I’ve done a bit of LGM-adjacent work in the time since. I’ve done hundreds of media interviews in my academic role in the past ten years (indeed, given the Trump verdict, I’ve already done two this morning with at least one more booked). I got involved with my trade union, and am currently membership secretary for my branch. I put the media experience to good use last year during our strike actions by serving as the spokesperson for my branch (as the two photos illustrate). And I joined the Labour Party over ten years ago, and rather accidentally became quite active. I’ve taken a long step back from that in the past year, which should free up time to do some other things.

Getting involved in local politics was . . . an experience, and I’m interested to hear what others who have done this think. It was definitely educational, and over the years it exposed some of my personal flaws. When I got involved, I just wanted to help out at the edges, but then I realised I enjoyed working on real live campaigns. Ultimately, I managed six council campaigns, served as the campaign coordinator for my Constituency Labour Party for four years (an elected position, and though it’s usually unopposed because it’s a lot of thankless work, my first year there was opposition. With solid ward-level organising, we comprehensively dispatched said opposition). I worked on three parliamentary campaigns (2015, 2017, 2019) in growing levels of responsibility, to the point where I was one of two campaign managers for our MP’s re-election campaign. Well, he introduced me to his father as his campaign manager, but realistically, he did most of the heavy intellectual lifting on the campaign in terms of strategy and messaging. He’s probably the best pure politician I’ve worked with, thus partner and I were more in the role of organising logistics and herding a lot of cats.

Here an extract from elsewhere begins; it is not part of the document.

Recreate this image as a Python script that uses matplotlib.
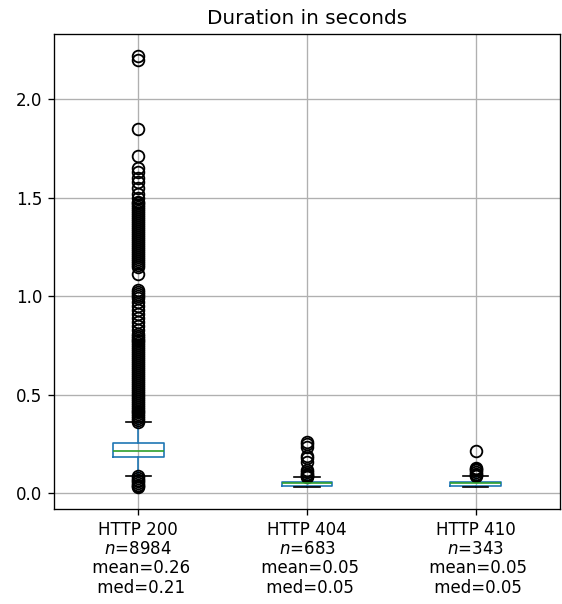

One thing I realised from the six weeks of the 2019 campaign was that this is a younger person’s job at that level. While I wasn’t really allowed to do the fun bits (canvassing on the doorstep) in that campaign, it’s a full time job organising all the canvasses across the constituency (having strong ward teams made that a lot easier), designing literature, meeting about messaging, producing all the paper, designing the targeted audiences for social materials (facebook and the like; we had I think 41 distinct audiences in that campaign), and all this on top of teaching classes at my day job. I’ve probably forgotten a lot of what I had to do those six weeks, but I do remember being exhausted when it was done. I’m relieved that now, nearly five years older, I’m not in the same position. Unexpectedly, I have been asked to help out on a neighbouring constituency campaign for the 2024 General Election, but in a purely secondary role, and . . . it’s fun.

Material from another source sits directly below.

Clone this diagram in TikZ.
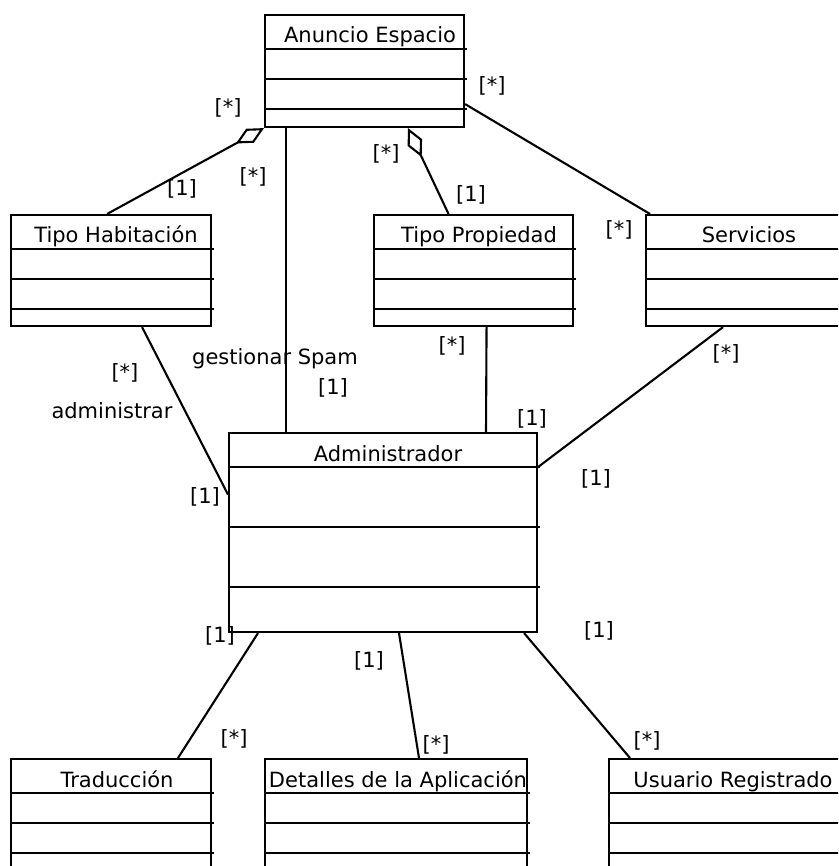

What isn’t fun, but what was educational, both about politics and about myself, is the ambition and agendas that goes on in local politics. I had zero ambition to ever stand as a city council candidate. Lets the politicians politic, and I’d stick to the fun stuff. Besides, I’d be astonishingly awful at the politicking. But this also revealed my own impatience with unwarranted ambition, and I wasn’t the easiest of people to work with if your ego wasn’t justified by your ability. Observing from the insulated confines of academia, I didn’t quite realise the degree to which street-level politics can be nasty, and I’m confident that my approach was, at times, analogous to trying to douse a fire with petrol.

Realistically, in any campaign the core team can only have an impact at the far margins in the British system. So much is dependent upon the colour of the rosette and the national standing in the polls. From a political science POV, national campaign effects are already pretty muted as the structural conditions of the campaign tend to be the driver, so down at the constituency-level, campaign effects translate into hundreds of votes, maybe a couple thousand if you’re lucky. While I can say that we never lost a Labour-held seat of all the campaigns I managed, I think in only one did the decisions of the campaign team make the difference between winning vs. losing. Of course, we also nearly lost one, which would have been entirely on me; we had an incumbent with a big personality, and it turns out the chief threat was a former Conservative standing as an independent. I followed the textbook and ignored the independent. We scraped over the line by 13 votes. We certainly did not make that same mistake in the following election in that ward.

This has also taught me quite a bit about the finer points of the Representation of the People Act 1983. An election agent shares legal responsibility for the conduct of a campaign with the candidate. The joke is that a candidate should choose an agent they’re willing to share a cell with. It’s a funny joke, until a local resident files, using the word of the judge of record, a “vexatious” claim against your campaign. Spending limits in British elections are robust, and rightfully so. While the downside is that the roles I held on various campaigns and for the constituency party were unpaid, the upside is a better democracy. I wasn’t too worried; it wasn’t my first rodeo, so I knew my way around the spending returns and how careful you need to be over the course of a campaign. But never had the words “The evidence of criminal intent is not prima facie present.” looked so good than when I opened up that email this past December.

Like any decent academic, I turned all this into a teaching moment, and I’ve designed a class around effective political campaigning. It’s been running since 2018. From this autumn it’s now an elective open to students of numerous disciplines in the social sciences and humanities, so I will be upgrading it this summer.

I also broke down and got three cats a couple years ago. They’re siblings and they own me. I was looking for two, these three were available, and there was absolutely no way I could split them up. Cooler heads did not prevail.

I’ll sign off with probably my favourite memory of LGM. On New Years 2014 in New Orleans, I was able to hang out with SEK. He drove down from Baton Rouge and spent the night on the couch in my hotel room. A long night was had, food was eaten, and many beverages consumed. We brought a bottle back to the room and listened to The National. It seemed like a good idea at the time.